Sarah Hepola

Pictures of people
with their eyes closed

‘Who is that woman?’ I don't know, but I like her

I bought a framed portrait of a woman at a vintage store several years ago. I had been walking through an aisle crowded with peeling cabinets and rusty kitchen utensils when the portrait grabbed me. The woman’s eyes were closed, but she was smiling, and I wondered what the story was behind this disjunction, between the deliberate nature of the framed print, formal as a senior year photo, but the accident of her closed eyes. Why choose this picture to frame? Surely there were others.

A picture of a woman with her eyes closed is a glitch borne of the camera’s lickety-split shutter speed, the intrusive flash of the bulb, or the human need to blink 15 to 20 times a minute. It’s a mistake. And yet the portrait was weirdly compelling: The woman had these perfectly arced eyebrows, her brown hair piled on her head in an intricate bun, beehive-style, a debutante neckline that revealed her ivory shoulders. Everything about that photo was perfect — except for the part where she shut out the world the moment it captured her.

“Who is that woman?” a friend asked me, after I hung the portrait on the wall near my bed.

“I don’t know,” I said, staring up at the image. “But I like her.”

“I like her, too,” he said. He was more than a friend, if I’m being honest. “But I wanna find out who she is now. Don’t you wanna find out who she is?”

“Not really,” I said. I wondered if this was some fundamental difference between us. That he was seized by the urge to know her. And that I felt like I already did.

When I was 18, my drivers license picture was me with my eyes closed. Kind of a dick move on the part of the DMV, which has never been known for its acts of charity. You’d think someone behind the counter might have said: Hey, ma’am, let’s take another. But no. The plastic card showed up in the mail a few weeks later, and there I was: My face blasted out by the camera flash, my eyes closed in mid-smile. The picture was cropped so close that you could barely make out the dark blonde of my hair. It wasn’t a bad picture, exactly. But I felt foolish when it arrived, like the camera had caught me in the embarrassing act of being human.

Also, as far as IDs went, that photo was next to worthless. The eyes are so central to what make us uniquely ourselves, along with the hair — if you cut out both, well, that picture could have been anybody.

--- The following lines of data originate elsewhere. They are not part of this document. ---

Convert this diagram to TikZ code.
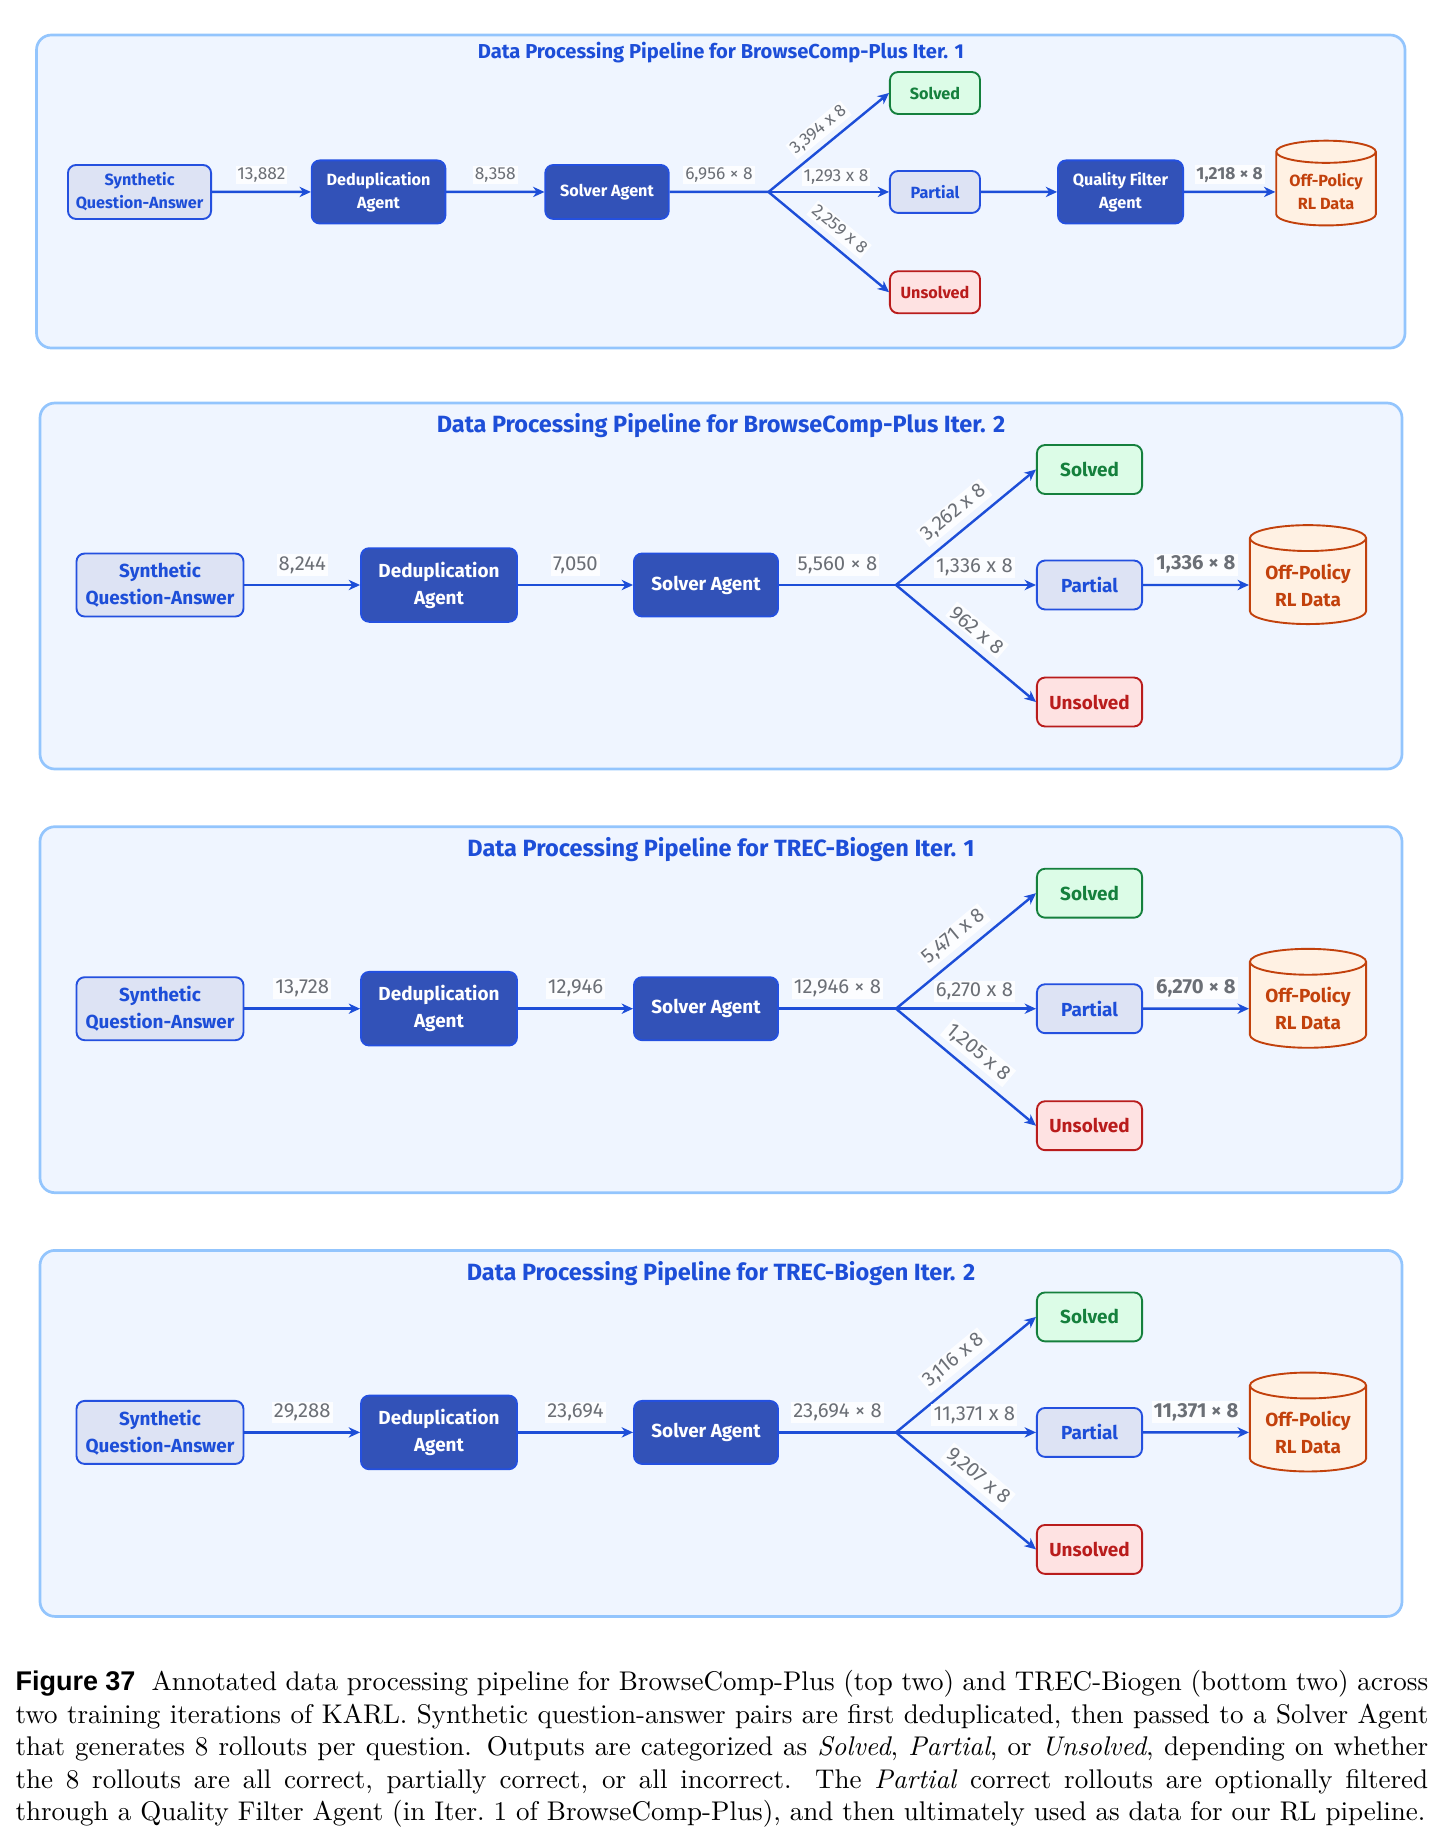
\documentclass[tikz,border=0pt]{standalone}
\usepackage{fontspec}
\newfontfamily\diagfont{Fira Sans}
\newfontfamily\figfont{Liberation Sans}
\usetikzlibrary{shapes.geometric,arrows.meta,positioning}

\definecolor{panelfill}{HTML}{EFF5FF}
\definecolor{panelline}{HTML}{93C5FD}
\definecolor{titleblue}{HTML}{1D4ED8}
\definecolor{flowblue}{HTML}{1D4ED8}
\definecolor{agentfill}{HTML}{3252B8}
\definecolor{edgeblue}{HTML}{2450DF}
\definecolor{paleblue}{HTML}{DDE3F4}
\definecolor{solvedfill}{HTML}{DCFCE7}
\definecolor{solvedline}{HTML}{15803D}
\definecolor{unsolvedfill}{HTML}{FEE2E2}
\definecolor{unsolvedline}{HTML}{B91C1C}
\definecolor{storefill}{HTML}{FFF1E3}
\definecolor{storeline}{HTML}{C2410C}
\definecolor{numgray}{HTML}{6B6F76}

\begin{document}
\begin{tikzpicture}[
    x=0.37pt, y=-0.37pt,
    boxfont/.style={font=\diagfont\bfseries\fontsize{7}{10}\selectfont},
    panel/.style={draw=panelline, fill=panelfill, line width=1pt, rounded corners=5.5pt},
    title/.style={text=titleblue, font=\diagfont\bfseries\fontsize{8.7}{10}\selectfont},
    input/.style={boxfont, draw=edgeblue, fill=paleblue, text=titleblue, rounded corners=3pt, line width=0.7pt, minimum width=61.8pt, minimum height=23.3pt, inner ysep=2.5pt, align=center},
    agent/.style={boxfont, draw=edgeblue, fill=agentfill, text=white, rounded corners=3pt, line width=0.7pt, minimum width=53.3pt, minimum height=23.3pt, inner ysep=5pt, align=center},
    outcome/.style={boxfont, rounded corners=3pt, line width=0.7pt, minimum width=38.9pt, minimum height=18.1pt},
    solvedbox/.style={outcome, draw=solvedline, fill=solvedfill, text=solvedline},
    partialbox/.style={outcome, draw=edgeblue, fill=paleblue, text=titleblue},
    unsolvedbox/.style={outcome, draw=unsolvedline, fill=unsolvedfill, text=unsolvedline},
    store/.style={boxfont, cylinder, shape border rotate=90, aspect=0.25, draw=storeline, fill=storefill, text=storeline, line width=0.7pt, minimum width=43pt, minimum height=36.6pt, align=center},
    num/.style={font=\diagfont\fontsize{7.5}{8}\selectfont, text=numgray, fill=white, fill opacity=0.85, text opacity=1, inner sep=0.8pt},
    numbold/.style={num, font=\diagfont\bfseries\fontsize{7.5}{8}\selectfont},
    flow/.style={draw=flowblue, line width=0.9pt, -{Stealth[length=4.2pt, width=3.8pt, inset=1.3pt]}}
]
\useasboundingbox (0,0) rectangle (1443,1846);

% BrowseComp-Plus, iteration 1 (with the quality filter)
\draw[panel] (36.5,35) rectangle (1405,348);
\begin{scope}[scale=0.857, transform shape]
\node[title] (ttl1) at (841.3,61.8) {Data Processing Pipeline for BrowseComp-Plus Iter. 1};
\node[input] (qa1) at (162.8,224) {Synthetic\\Question-Answer};
\node[agent, minimum width=57.7pt] (dedup1) at (441.7,224) {Deduplication\\Agent};
\node[agent] (solver1) at (708.3,224) {Solver Agent};
\coordinate (fork1) at (896.8,224);
\node[solvedbox] (solved1) at (1091,108.5) {Solved};
\node[partialbox] (partial1) at (1091,224) {Partial};
\node[unsolvedbox] (unsolved1) at (1091,341) {Unsolved};
\node[agent, minimum width=54pt] (filter1) at (1307.5,224) {Quality Filter\\Agent};
\node[store] (rl1) at (1547.3,224) {Off-Policy\\RL Data};

\draw[flow] (qa1) -- node[num, above=3pt] {13,882} (dedup1);
\draw[flow] (dedup1) -- node[num, above=3pt] {8,358} (solver1);
\draw[draw=flowblue, line width=0.9pt] (solver1) -- node[num, above=3pt] {6,956 × 8} (fork1);
\draw[flow] (fork1) -- node[num, sloped, above=2.5pt] {3,394 x 8} (solved1.west);
\draw[flow] (fork1) -- node[num, pos=0.56, above=2pt] {1,293 x 8} (partial1.west);
\draw[flow] (fork1) -- node[num, sloped, above=2.5pt] {2,259 x 8} (unsolved1.west);
\draw[flow] (partial1) -- (filter1);
\draw[flow] (filter1) -- node[numbold, above=3pt] {1,218 × 8} (rl1);
\end{scope}

% the other three runs share one layout
\foreach \pid/\oy/\ttl/\nQA/\nDD/\nSV/\nOK/\nPA/\nUN in {
    2/0/{BrowseComp-Plus Iter. 2}/{8,244}/{7,050}/{5,560}/{3,262}/{1,336}/{962},
    3/423.7/{TREC-Biogen Iter. 1}/{13,728}/{12,946}/{12,946}/{5,471}/{6,270}/{1,205},
    4/847.4/{TREC-Biogen Iter. 2}/{29,288}/{23,694}/{23,694}/{3,116}/{11,371}/{9,207}}
{
  \draw[panel] (40,403+\oy) rectangle (1402,769+\oy);
  \node[title] (ttl\pid) at (721,426+\oy) {Data Processing Pipeline for \ttl};
  \node[input] (qa\pid) at (160,585+\oy) {Synthetic\\Question-Answer};
  \node[agent, minimum width=57.7pt] (dedup\pid) at (439,585+\oy) {Deduplication\\Agent};
  \node[agent] (solver\pid) at (706,585+\oy) {Solver Agent};
  \coordinate (fork\pid) at (896,585+\oy);
  \node[solvedbox] (solved\pid) at (1089.5,469.5+\oy) {Solved};
  \node[partialbox] (partial\pid) at (1089.5,585+\oy) {Partial};
  \node[unsolvedbox] (unsolved\pid) at (1089.5,702+\oy) {Unsolved};
  \node[store] (rl\pid) at (1308,585+\oy) {Off-Policy\\RL Data};

  \draw[flow] (qa\pid) -- node[num, above=3pt] {\nQA} (dedup\pid);
  \draw[flow] (dedup\pid) -- node[num, above=3pt] {\nDD} (solver\pid);
  \draw[draw=flowblue, line width=0.9pt] (solver\pid) -- node[num, above=3pt] {\nSV\ × 8} (fork\pid);
  \draw[flow] (fork\pid) -- node[num, sloped, above=2.5pt] {\nOK\ x 8} (solved\pid.west);
  \draw[flow] (fork\pid) -- node[num, pos=0.56, above=2pt] {\nPA\ x 8} (partial\pid.west);
  \draw[flow] (fork\pid) -- node[num, sloped, above=2.5pt] {\nUN\ x 8} (unsolved\pid.west);
  \draw[flow] (partial\pid) -- node[numbold, above=3pt] {\nPA\ × 8} (rl\pid);
}

\node[anchor=north west, text width=522.7pt, align=justify, inner sep=0pt,
      font=\normalfont\fontsize{10}{12}\selectfont] (caption) at (15,1670)
  {{\figfont\bfseries Figure 37}\hspace{0.6em}Annotated data processing pipeline for BrowseComp-Plus (top two) and TREC-Biogen (bottom two) across two training iterations of KARL. Synthetic question-answer pairs are first deduplicated, then passed to a Solver Agent that generates 8 rollouts per question. Outputs are categorized as \textit{Solved}, \textit{Partial}, or \textit{Unsolved}, depending on whether the 8 rollouts are all correct, partially correct, or all incorrect. The \textit{Partial} correct rollouts are optionally filtered\linebreak through a Quality Filter Agent (in Iter.\ 1 of BrowseComp-Plus), and then ultimately used as data for our RL pipeline.\par};
\end{tikzpicture}
\end{document}
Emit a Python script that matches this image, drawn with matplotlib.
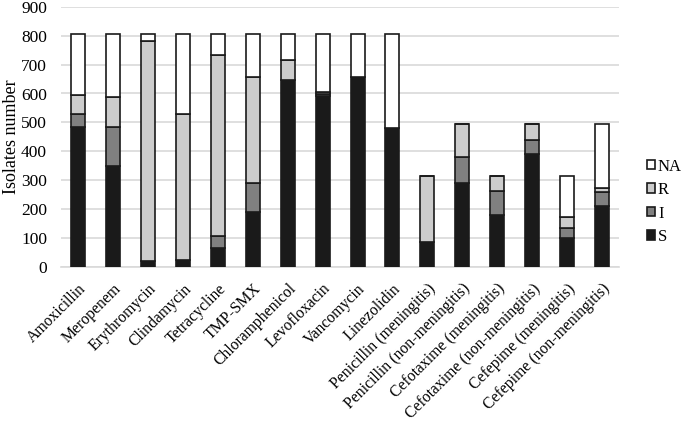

I used to hand it to bouncers at the 18-and-up clubs, or clerks behind the counter at 7-11, and they would stare at the thing for a long time. Then I would close my eyes and tilt my head forward while smiling, and say, “See? Look. It’s me,” and they’d compare the drivers license image to the one I was replicating, and then hand it back and say, “Ahh, OK.”

I was dating this one guy — well, dating is not the word — and he saw the picture one day when I was pulling out the ID from my wallet, and he snatched it from my hands to get a closer look. “I love this picture of you,” he said. That guy had an artsy-oddball streak, like so many people I am drawn to, a way of seeing the world that was slightly off-kilter from the rest.

“That picture is the worst,” I said, snatching it back.

“No no,” he said, still looking at it in my hands. “Look at you, wow.”

I slipped the ID back in my wallet, but my perspective shifted a tad that day. I stopped being so embarrassed by the picture, and began feeling more intrigued. He was right. That photo wasn’t embarrassing. There was something about its unintentional nature, its failure of glamour, that made it all the more interesting and real.

I don’t have a picture of that drivers license anymore, sadly, but I stopped hiding and destroying pictures of me with my eyes closed after that. I came to like them. I often put this photo in my dating profile, because I think it looks joyful. The accident of my closed eyes in mid-laugh disrupts the sense of the picture being posed, which is one of the most uncomfortable aspects of amateur photography: The twisted arm of its happiness. Smile, goddammit, smile.

I stumbled across this photo of my father taken when he was about 19. It looks a lot like the one I took at the DMV, which makes me wonder if he and I share a propensity for blinking under a bright camera flash, as we share a propensity for sneezing fits early in the morning, and bouts of silent churning anxiety. People think I look like my mom, and I do, but my resemblance to my father is stronger. I have his facial structure, his smile, his eyes. My dad always says he looks foolish in photos, even the ones where his eyes are open, but I love this picture. He looks like the young man who would grow up to be my father. He looks happy to me.

I wonder if the reason I’m drawn to pictures of people with their eyes closed is that I can stare at those photos without feeling voyeuristic or seen in return. Isn’t that weird? That I am creating a social contract with a picture? Or maybe I like that the camera can freeze a moment the eye cannot, remind us we are always changing, blinking and un-blinking, a constant state of flux, and the real mistake is thinking we ever stay the same.